#### Source material
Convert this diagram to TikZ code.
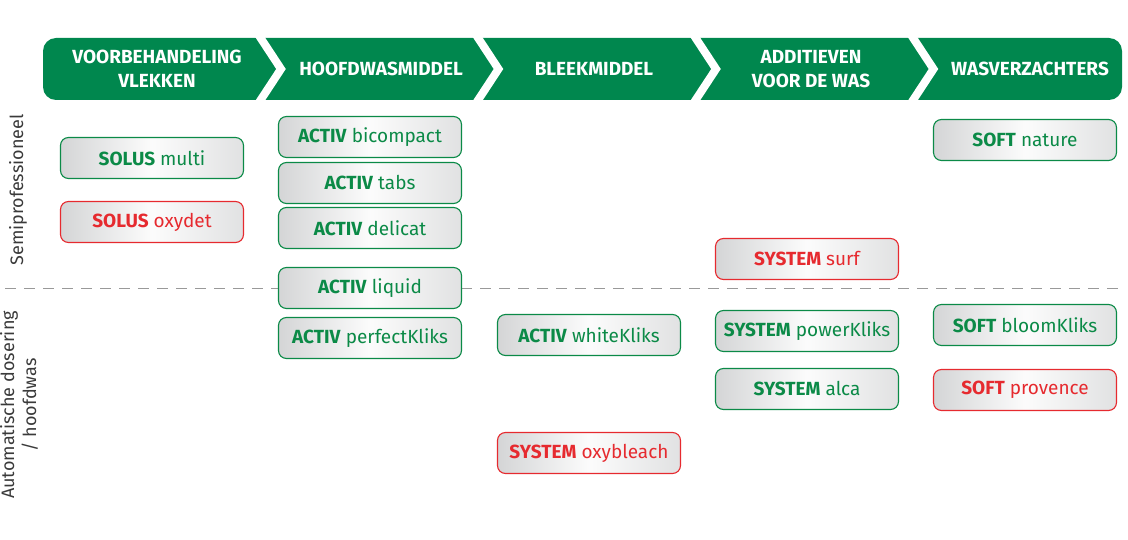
\documentclass[tikz,border=0pt]{standalone}
\usepackage{fontspec}
\setmainfont{Fira Sans}
\definecolor{hdrgreen}{HTML}{00874E}
\definecolor{txtgreen}{HTML}{0B8A47}
\definecolor{txtred}{HTML}{E62A2F}
\definecolor{boxgray}{HTML}{D4D5D6}
\definecolor{sidegray}{HTML}{3A3A3A}

\begin{document}
\begin{tikzpicture}[x=1pt,y=-1pt,
  prod/.style={rounded corners=8pt,minimum width=183pt,minimum height=41pt,line width=1.1pt,
    left color=boxgray,right color=boxgray!70,middle color=white!92!boxgray,
    font=\fontsize{19}{21}\selectfont,inner sep=0pt},
  gbox/.style={prod,draw=txtgreen,text=txtgreen},
  rbox/.style={prod,draw=txtred,text=txtred},
  hdr/.style={text=white,font=\bfseries\fontsize{19}{24}\selectfont,align=center},
  side/.style={rotate=90,text=sidegray,font=\fontsize{18}{22}\selectfont,align=center}]

\useasboundingbox (0,0) rectangle (1128,540);

% header
\fill[hdrgreen,rounded corners=13pt] (43,38) rectangle (1122,100);
\foreach \k in {0,...,3}
  \draw[white,line width=8pt,line join=miter] ({258+217.5*\k},34) -- ({281+217.5*\k},69) -- ({258+217.5*\k},104);

\node[hdr] (pre) at (157,69) {VOORBEHANDELING\\VLEKKEN};
\node[hdr] (main) at (381,69) {HOOFDWASMIDDEL};
\node[hdr] (bleach) at (594,69) {BLEEKMIDDEL};
\node[hdr] (add) at (811,69) {ADDITIEVEN\\VOOR DE WAS};
\node[hdr] (soft) at (1030,69) {WASVERZACHTERS};

% divider
\draw[gray!80,line width=0.9pt,dash pattern=on 11pt off 8pt] (5,288) -- (1122,288);

\node[side] (semi) at (18,190) {Semiprofessioneel};
\node[side] (auto) at (19,405) {Automatische dosering\\/ hoofdwas};

% products
\node[gbox] (multi) at (152,158) {\textbf{SOLUS} multi};
\node[rbox] (oxydet) at (152,222) {\textbf{SOLUS} oxydet};

\node[gbox] (bicompact) at (370,137) {\textbf{ACTIV} bicompact};
\node[gbox] (tabs) at (370,183) {\textbf{ACTIV} tabs};
\node[gbox] (delicat) at (370,228) {\textbf{ACTIV} delicat};
\node[gbox] (liquid) at (370,288) {\textbf{ACTIV} liquid};
\node[gbox] (perfect) at (370,338) {\textbf{ACTIV} perfectKliks};

\node[gbox] (white) at (589,335) {\textbf{ACTIV} whiteKliks};
\node[rbox] (oxybleach) at (589,453) {\textbf{SYSTEM} oxybleach};

\node[rbox] (surf) at (807,259) {\textbf{SYSTEM} surf};
\node[gbox] (power) at (807,331) {\textbf{SYSTEM} powerKliks};
\node[gbox] (alca) at (807,389) {\textbf{SYSTEM} alca};

\node[gbox] (nature) at (1025,140) {\textbf{SOFT} nature};
\node[gbox] (bloom) at (1025,325) {\textbf{SOFT} bloomKliks};
\node[rbox] (provence) at (1025,390) {\textbf{SOFT} provence};

\end{tikzpicture}
\end{document}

#### Request
Reproduce every line precisely as given, omitting all pictures.

#### Task solution
Convert this diagram to TikZ code.
\documentclass[tikz,border=0pt]{standalone}
\usepackage{fontspec}
\setmainfont{Fira Sans}
\definecolor{hdrgreen}{HTML}{00874E}
\definecolor{txtgreen}{HTML}{0B8A47}
\definecolor{txtred}{HTML}{E62A2F}
\definecolor{boxgray}{HTML}{D4D5D6}
\definecolor{sidegray}{HTML}{3A3A3A}

\begin{document}
\begin{tikzpicture}[x=1pt,y=-1pt,
  prod/.style={rounded corners=8pt,minimum width=183pt,minimum height=41pt,line width=1.1pt,
    left color=boxgray,right color=boxgray!70,middle color=white!92!boxgray,
    font=\fontsize{19}{21}\selectfont,inner sep=0pt},
  gbox/.style={prod,draw=txtgreen,text=txtgreen},
  rbox/.style={prod,draw=txtred,text=txtred},
  hdr/.style={text=white,font=\bfseries\fontsize{19}{24}\selectfont,align=center},
  side/.style={rotate=90,text=sidegray,font=\fontsize{18}{22}\selectfont,align=center}]

\useasboundingbox (0,0) rectangle (1128,540);

% header
\fill[hdrgreen,rounded corners=13pt] (43,38) rectangle (1122,100);
\foreach \k in {0,...,3}
  \draw[white,line width=8pt,line join=miter] ({258+217.5*\k},34) -- ({281+217.5*\k},69) -- ({258+217.5*\k},104);

\node[hdr] (pre) at (157,69) {VOORBEHANDELING\\VLEKKEN};
\node[hdr] (main) at (381,69) {HOOFDWASMIDDEL};
\node[hdr] (bleach) at (594,69) {BLEEKMIDDEL};
\node[hdr] (add) at (811,69) {ADDITIEVEN\\VOOR DE WAS};
\node[hdr] (soft) at (1030,69) {WASVERZACHTERS};

% divider
\draw[gray!80,line width=0.9pt,dash pattern=on 11pt off 8pt] (5,288) -- (1122,288);

\node[side] (semi) at (18,190) {Semiprofessioneel};
\node[side] (auto) at (19,405) {Automatische dosering\\/ hoofdwas};

% products
\node[gbox] (multi) at (152,158) {\textbf{SOLUS} multi};
\node[rbox] (oxydet) at (152,222) {\textbf{SOLUS} oxydet};

\node[gbox] (bicompact) at (370,137) {\textbf{ACTIV} bicompact};
\node[gbox] (tabs) at (370,183) {\textbf{ACTIV} tabs};
\node[gbox] (delicat) at (370,228) {\textbf{ACTIV} delicat};
\node[gbox] (liquid) at (370,288) {\textbf{ACTIV} liquid};
\node[gbox] (perfect) at (370,338) {\textbf{ACTIV} perfectKliks};

\node[gbox] (white) at (589,335) {\textbf{ACTIV} whiteKliks};
\node[rbox] (oxybleach) at (589,453) {\textbf{SYSTEM} oxybleach};

\node[rbox] (surf) at (807,259) {\textbf{SYSTEM} surf};
\node[gbox] (power) at (807,331) {\textbf{SYSTEM} powerKliks};
\node[gbox] (alca) at (807,389) {\textbf{SYSTEM} alca};

\node[gbox] (nature) at (1025,140) {\textbf{SOFT} nature};
\node[gbox] (bloom) at (1025,325) {\textbf{SOFT} bloomKliks};
\node[rbox] (provence) at (1025,390) {\textbf{SOFT} provence};

\end{tikzpicture}
\end{document}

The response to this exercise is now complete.